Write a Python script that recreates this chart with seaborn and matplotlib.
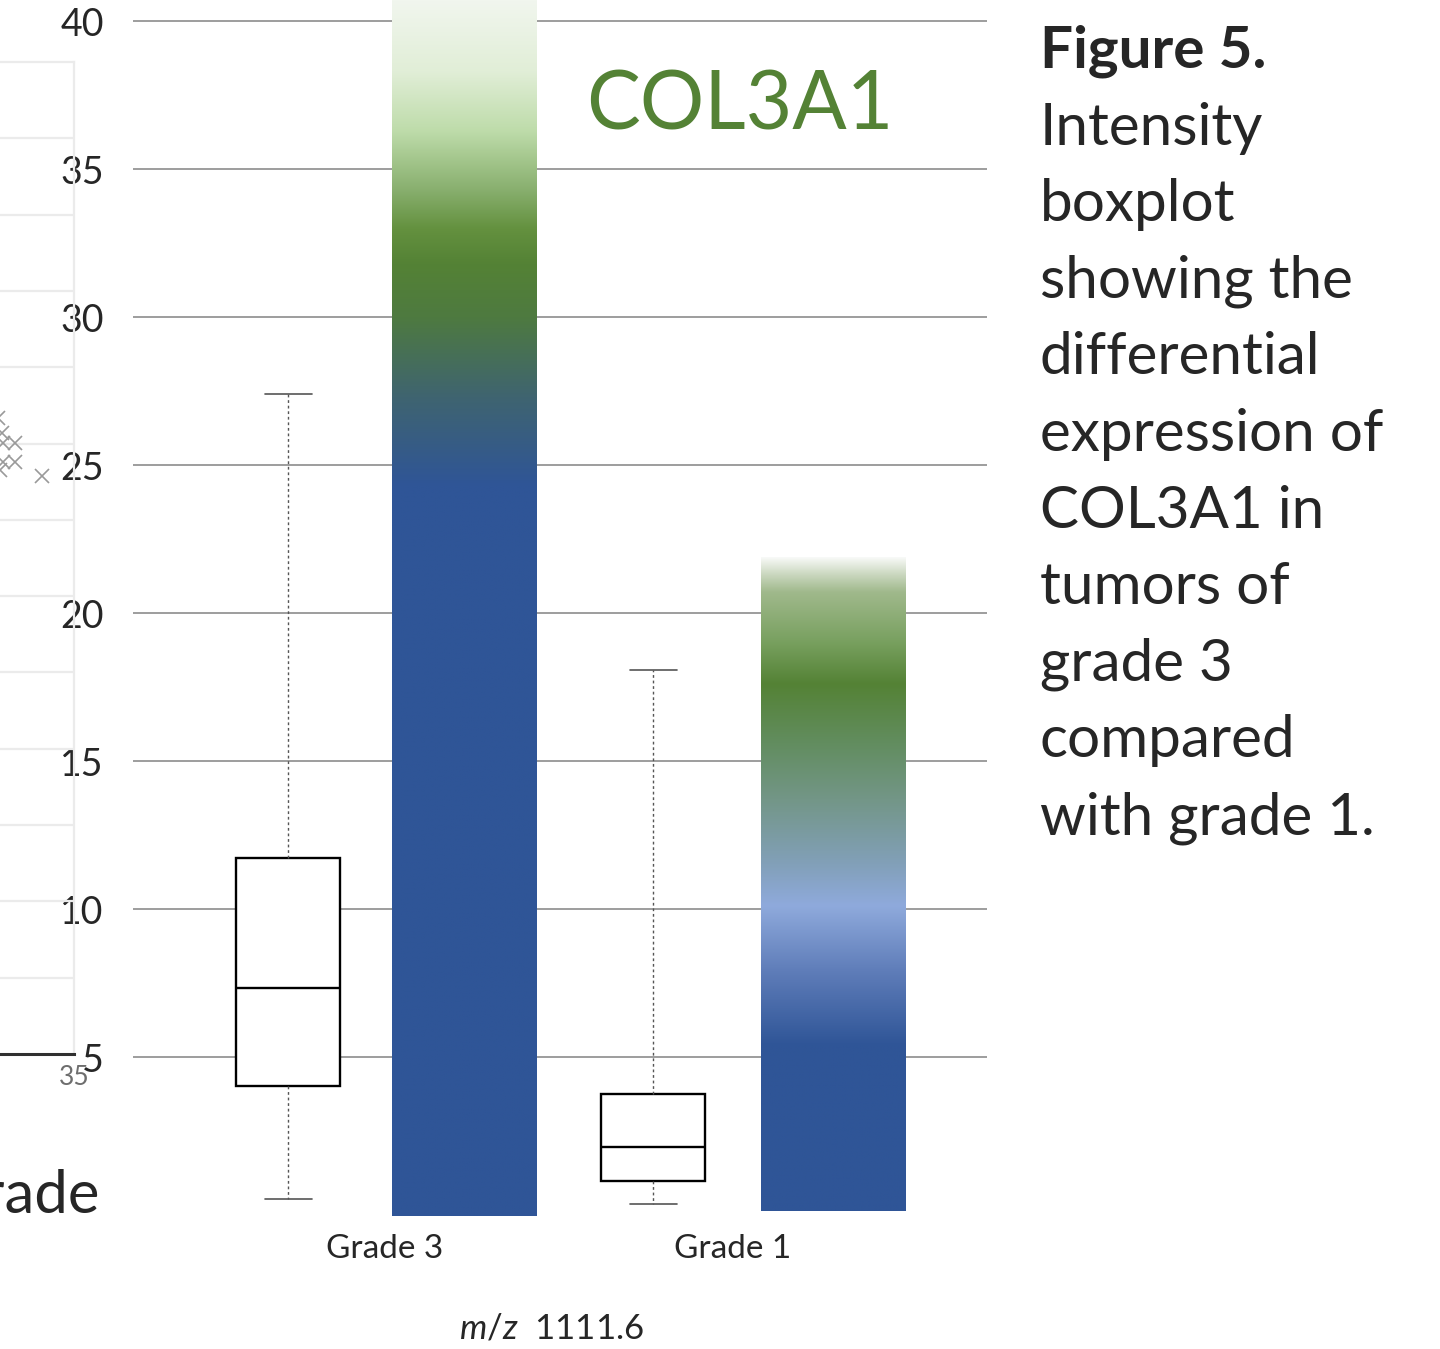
import numpy as np
import pandas as pd
import matplotlib
matplotlib.use("Agg")
import matplotlib.pyplot as plt
import seaborn as sns

sns.set_style("white")
plt.rcParams["font.family"] = ["Lato", "DejaVu Sans"]
plt.rcParams["mathtext.fontset"] = "custom"
plt.rcParams["mathtext.it"] = "Lato:italic"
plt.rcParams["mathtext.rm"] = "Lato"

# ---- data -------------------------------------------------------------
grades = ["Grade 3", "Grade 1"]

# five-number summaries of the intensity at m/z 1111.6
whisker_lo = [0.20, 0.03]
q1 = [4.02, 0.82]
median = [7.33, 1.97]
q3 = [11.72, 3.75]
whisker_hi = [27.40, 18.07]

# colour-coded intensity bars
bar_base = [-0.37, -0.2]
bar_top = [41.0, 21.9]

# colour ramps along each bar: (intensity, colour)
ramp_g3_values = [-0.37, 24.3, 27.3, 30.0, 31.8, 33.0, 34.3, 36.3, 38.3, 41.0]
ramp_g3_colors = ["#2f5597", "#2f5597", "#3f6470", "#4e7a40", "#548235",
                  "#64913f", "#88af6e", "#bedcaa", "#e1eed7", "#f3f7f1"]
ramp_g1_values = [-0.2, 5.4, 7.9, 10.1, 11.5, 13.7, 15.6, 17.6, 19.0, 20.7, 21.3, 21.9]
ramp_g1_colors = ["#2f5597", "#2f5597", "#5f7db9", "#8faadc", "#82a0b9",
                  "#739687", "#628d5f", "#548235", "#78a05f", "#a0b98c",
                  "#cbd8c0", "#fbfcfb"]

y_ticks = [5, 10, 15, 20, 25, 30, 35, 40]

# neighbouring panel (cropped at the left edge)
side_x = [28.35, 28.7, 28.8, 29.84, 28.8, 29.84, 28.5, 32.2]
side_y = [8.34, 8.14, 8.01, 8.01, 7.76, 7.76, 7.65, 7.58]
side_grid = list(range(1, 13))
side_tick = [35]

# ---- layout -----------------------------------------------------------
W, H = 1440, 1349
fig = plt.figure(figsize=(W / 100, H / 100), dpi=100)

ax_l, ax_r, ax_t, ax_b = 133, 987, 0, 1216
ax = fig.add_axes([ax_l / W, (H - ax_b) / H, (ax_r - ax_l) / W, (ax_b - ax_t) / H])

px_per_cat = 348.0
box_offset = [-97 / px_per_cat, -80 / px_per_cat]
bar_offset = [79.5 / px_per_cat, 100.5 / px_per_cat]
box_pos = [i + o for i, o in enumerate(box_offset)]
bar_pos = [i + o for i, o in enumerate(bar_offset)]
bar_width = 145 / px_per_cat

# bars (outline only, filled with gradients below)
df = pd.DataFrame({"pos": bar_pos,
                   "height": np.array(bar_top) - np.array(bar_base),
                   "grade": grades})
native_unit = np.min(np.diff(sorted(bar_pos)))
sns.barplot(data=df, x="pos", y="height", native_scale=True,
            width=bar_width / native_unit, errorbar=None, color="white",
            bottom=bar_base, facecolor="none", edgecolor="none",
            linewidth=0, ax=ax)

ramps = [(ramp_g3_values, ramp_g3_colors), (ramp_g1_values, ramp_g1_colors)]
patches = sorted(ax.patches, key=lambda p: p.get_x())
for i, patch in enumerate(patches):
    vals, cols = ramps[i]
    rgb = np.array([matplotlib.colors.to_rgb(c) for c in cols])
    yy = np.linspace(bar_base[i], bar_top[i], 800)
    img = np.stack([np.interp(yy, vals, rgb[:, k]) for k in range(3)], axis=-1)[:, None, :]
    x0, w = patch.get_x(), patch.get_width()
    im = ax.imshow(img, extent=[x0, x0 + w, bar_base[i], bar_top[i]],
                   origin="lower", aspect="auto", interpolation="bilinear", zorder=2)
    im.set_clip_path(patch)

# boxplots from the summaries
stats = [dict(med=median[i], q1=q1[i], q3=q3[i], whislo=whisker_lo[i],
              whishi=whisker_hi[i], fliers=[], label=grades[i]) for i in range(2)]
ax.bxp(stats, positions=box_pos, widths=104 / px_per_cat,
       capwidths=47 / px_per_cat, showfliers=False, patch_artist=True,
       manage_ticks=False, zorder=3,
       boxprops=dict(facecolor="white", edgecolor="black", linewidth=1.7),
       medianprops=dict(color="black", linewidth=1.7),
       whiskerprops=dict(color="#555555", linewidth=1.0, linestyle=(0, (2, 2))),
       capprops=dict(color="#555555", linewidth=1.2))

ax.set_xlim((ax_l - 385) / px_per_cat, (ax_r - 385) / px_per_cat)
ax.set_ylim(-0.37, 40.71)
ax.set_yticks(y_ticks)
ax.set_yticklabels([str(t) for t in y_ticks], fontsize=27)
ax.set_xticks([0, 1])
ax.set_xticklabels(grades, fontsize=24)
ax.tick_params(axis="both", length=0)
ax.tick_params(axis="y", pad=21)
ax.tick_params(axis="x", pad=13)
ax.yaxis.grid(True, color="#8c8c8c", linewidth=1.2)
ax.xaxis.grid(False)
ax.set_axisbelow(True)
for s in ax.spines.values():
    s.set_visible(False)
ax.set_ylabel("")
ax.set_xlabel(r"$\it{m/z}$  1111.6", fontsize=25)
ax.xaxis.set_label_coords((552 - ax_l) / (ax_r - ax_l), (ax_b - 1328) / (ax_b - ax_t))
ax.xaxis.label.set_va("center")

ax.text((740 - ax_l) / (ax_r - ax_l), 1 - 129 / (ax_b - ax_t), "COL3A1",
        transform=ax.transAxes, ha="center", va="baseline",
        fontsize=58, color="#548235")

# neighbouring panel, cut off by the figure edge
sl, sr, st, sb = -326, 74, 62, 1054
sax = fig.add_axes([sl / W, (H - sb) / H, (sr - sl) / W, (sb - st) / H])
sax.set_xlim(0, 35)
sax.set_ylim(0, 13)
for g in side_grid:
    sax.axhline(g, color="#ebebeb", linewidth=1.6, zorder=0)
sax.plot(side_x, side_y, linestyle="none", marker="x", markersize=10.5,
         markeredgewidth=1.2, color="#9a9a9a", clip_on=False)
sax.set_yticks([])
sax.set_xticks(side_tick)
sax.set_xticklabels([str(t) for t in side_tick], fontsize=19, color="#6e6e6e")
sax.tick_params(axis="x", length=0, pad=8)
sax.spines["left"].set_visible(False)
sax.spines["top"].set_color("#ebebeb")
sax.spines["top"].set_linewidth(1.6)
sax.spines["right"].set_color("#ebebeb")
sax.spines["right"].set_linewidth(1.6)
sax.spines["bottom"].set_color("#303030")
sax.spines["bottom"].set_linewidth(2.2)
sax.patch.set_alpha(0)
fig.text(100 / W, 1 - 1213 / H, "Grade", ha="right", va="baseline", fontsize=43)

# caption
caption = ["Intensity", "boxplot", "showing the", "differential",
           "expression of", "COL3A1 in", "tumors of", "grade 3",
           "compared", "with grade 1."]
fig.text(1040 / W, 1 - 68 / H, "Figure 5.", ha="left", va="baseline",
         fontsize=42, fontweight="bold")
for k, line in enumerate(caption, start=1):
    fig.text(1040 / W, 1 - (68 + 76.6 * k) / H, line, ha="left",
             va="baseline", fontsize=42)

fig.savefig("out.png", dpi=100)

+++

[WORK INSTRUCTIONS] The listing above needs to be output again exactly. Don't include the pictures.

[WRITTEN RESPONSE]
Write a Python script that recreates this chart with seaborn and matplotlib.
import numpy as np
import pandas as pd
import matplotlib
matplotlib.use("Agg")
import matplotlib.pyplot as plt
import seaborn as sns

sns.set_style("white")
plt.rcParams["font.family"] = ["Lato", "DejaVu Sans"]
plt.rcParams["mathtext.fontset"] = "custom"
plt.rcParams["mathtext.it"] = "Lato:italic"
plt.rcParams["mathtext.rm"] = "Lato"

# ---- data -------------------------------------------------------------
grades = ["Grade 3", "Grade 1"]

# five-number summaries of the intensity at m/z 1111.6
whisker_lo = [0.20, 0.03]
q1 = [4.02, 0.82]
median = [7.33, 1.97]
q3 = [11.72, 3.75]
whisker_hi = [27.40, 18.07]

# colour-coded intensity bars
bar_base = [-0.37, -0.2]
bar_top = [41.0, 21.9]

# colour ramps along each bar: (intensity, colour)
ramp_g3_values = [-0.37, 24.3, 27.3, 30.0, 31.8, 33.0, 34.3, 36.3, 38.3, 41.0]
ramp_g3_colors = ["#2f5597", "#2f5597", "#3f6470", "#4e7a40", "#548235",
                  "#64913f", "#88af6e", "#bedcaa", "#e1eed7", "#f3f7f1"]
ramp_g1_values = [-0.2, 5.4, 7.9, 10.1, 11.5, 13.7, 15.6, 17.6, 19.0, 20.7, 21.3, 21.9]
ramp_g1_colors = ["#2f5597", "#2f5597", "#5f7db9", "#8faadc", "#82a0b9",
                  "#739687", "#628d5f", "#548235", "#78a05f", "#a0b98c",
                  "#cbd8c0", "#fbfcfb"]

y_ticks = [5, 10, 15, 20, 25, 30, 35, 40]

# neighbouring panel (cropped at the left edge)
side_x = [28.35, 28.7, 28.8, 29.84, 28.8, 29.84, 28.5, 32.2]
side_y = [8.34, 8.14, 8.01, 8.01, 7.76, 7.76, 7.65, 7.58]
side_grid = list(range(1, 13))
side_tick = [35]

# ---- layout -----------------------------------------------------------
W, H = 1440, 1349
fig = plt.figure(figsize=(W / 100, H / 100), dpi=100)

ax_l, ax_r, ax_t, ax_b = 133, 987, 0, 1216
ax = fig.add_axes([ax_l / W, (H - ax_b) / H, (ax_r - ax_l) / W, (ax_b - ax_t) / H])

px_per_cat = 348.0
box_offset = [-97 / px_per_cat, -80 / px_per_cat]
bar_offset = [79.5 / px_per_cat, 100.5 / px_per_cat]
box_pos = [i + o for i, o in enumerate(box_offset)]
bar_pos = [i + o for i, o in enumerate(bar_offset)]
bar_width = 145 / px_per_cat

# bars (outline only, filled with gradients below)
df = pd.DataFrame({"pos": bar_pos,
                   "height": np.array(bar_top) - np.array(bar_base),
                   "grade": grades})
native_unit = np.min(np.diff(sorted(bar_pos)))
sns.barplot(data=df, x="pos", y="height", native_scale=True,
            width=bar_width / native_unit, errorbar=None, color="white",
            bottom=bar_base, facecolor="none", edgecolor="none",
            linewidth=0, ax=ax)

ramps = [(ramp_g3_values, ramp_g3_colors), (ramp_g1_values, ramp_g1_colors)]
patches = sorted(ax.patches, key=lambda p: p.get_x())
for i, patch in enumerate(patches):
    vals, cols = ramps[i]
    rgb = np.array([matplotlib.colors.to_rgb(c) for c in cols])
    yy = np.linspace(bar_base[i], bar_top[i], 800)
    img = np.stack([np.interp(yy, vals, rgb[:, k]) for k in range(3)], axis=-1)[:, None, :]
    x0, w = patch.get_x(), patch.get_width()
    im = ax.imshow(img, extent=[x0, x0 + w, bar_base[i], bar_top[i]],
                   origin="lower", aspect="auto", interpolation="bilinear", zorder=2)
    im.set_clip_path(patch)

# boxplots from the summaries
stats = [dict(med=median[i], q1=q1[i], q3=q3[i], whislo=whisker_lo[i],
              whishi=whisker_hi[i], fliers=[], label=grades[i]) for i in range(2)]
ax.bxp(stats, positions=box_pos, widths=104 / px_per_cat,
       capwidths=47 / px_per_cat, showfliers=False, patch_artist=True,
       manage_ticks=False, zorder=3,
       boxprops=dict(facecolor="white", edgecolor="black", linewidth=1.7),
       medianprops=dict(color="black", linewidth=1.7),
       whiskerprops=dict(color="#555555", linewidth=1.0, linestyle=(0, (2, 2))),
       capprops=dict(color="#555555", linewidth=1.2))

ax.set_xlim((ax_l - 385) / px_per_cat, (ax_r - 385) / px_per_cat)
ax.set_ylim(-0.37, 40.71)
ax.set_yticks(y_ticks)
ax.set_yticklabels([str(t) for t in y_ticks], fontsize=27)
ax.set_xticks([0, 1])
ax.set_xticklabels(grades, fontsize=24)
ax.tick_params(axis="both", length=0)
ax.tick_params(axis="y", pad=21)
ax.tick_params(axis="x", pad=13)
ax.yaxis.grid(True, color="#8c8c8c", linewidth=1.2)
ax.xaxis.grid(False)
ax.set_axisbelow(True)
for s in ax.spines.values():
    s.set_visible(False)
ax.set_ylabel("")
ax.set_xlabel(r"$\it{m/z}$  1111.6", fontsize=25)
ax.xaxis.set_label_coords((552 - ax_l) / (ax_r - ax_l), (ax_b - 1328) / (ax_b - ax_t))
ax.xaxis.label.set_va("center")

ax.text((740 - ax_l) / (ax_r - ax_l), 1 - 129 / (ax_b - ax_t), "COL3A1",
        transform=ax.transAxes, ha="center", va="baseline",
        fontsize=58, color="#548235")

# neighbouring panel, cut off by the figure edge
sl, sr, st, sb = -326, 74, 62, 1054
sax = fig.add_axes([sl / W, (H - sb) / H, (sr - sl) / W, (sb - st) / H])
sax.set_xlim(0, 35)
sax.set_ylim(0, 13)
for g in side_grid:
    sax.axhline(g, color="#ebebeb", linewidth=1.6, zorder=0)
sax.plot(side_x, side_y, linestyle="none", marker="x", markersize=10.5,
         markeredgewidth=1.2, color="#9a9a9a", clip_on=False)
sax.set_yticks([])
sax.set_xticks(side_tick)
sax.set_xticklabels([str(t) for t in side_tick], fontsize=19, color="#6e6e6e")
sax.tick_params(axis="x", length=0, pad=8)
sax.spines["left"].set_visible(False)
sax.spines["top"].set_color("#ebebeb")
sax.spines["top"].set_linewidth(1.6)
sax.spines["right"].set_color("#ebebeb")
sax.spines["right"].set_linewidth(1.6)
sax.spines["bottom"].set_color("#303030")
sax.spines["bottom"].set_linewidth(2.2)
sax.patch.set_alpha(0)
fig.text(100 / W, 1 - 1213 / H, "Grade", ha="right", va="baseline", fontsize=43)

# caption
caption = ["Intensity", "boxplot", "showing the", "differential",
           "expression of", "COL3A1 in", "tumors of", "grade 3",
           "compared", "with grade 1."]
fig.text(1040 / W, 1 - 68 / H, "Figure 5.", ha="left", va="baseline",
         fontsize=42, fontweight="bold")
for k, line in enumerate(caption, start=1):
    fig.text(1040 / W, 1 - (68 + 76.6 * k) / H, line, ha="left",
             va="baseline", fontsize=42)

fig.savefig("out.png", dpi=100)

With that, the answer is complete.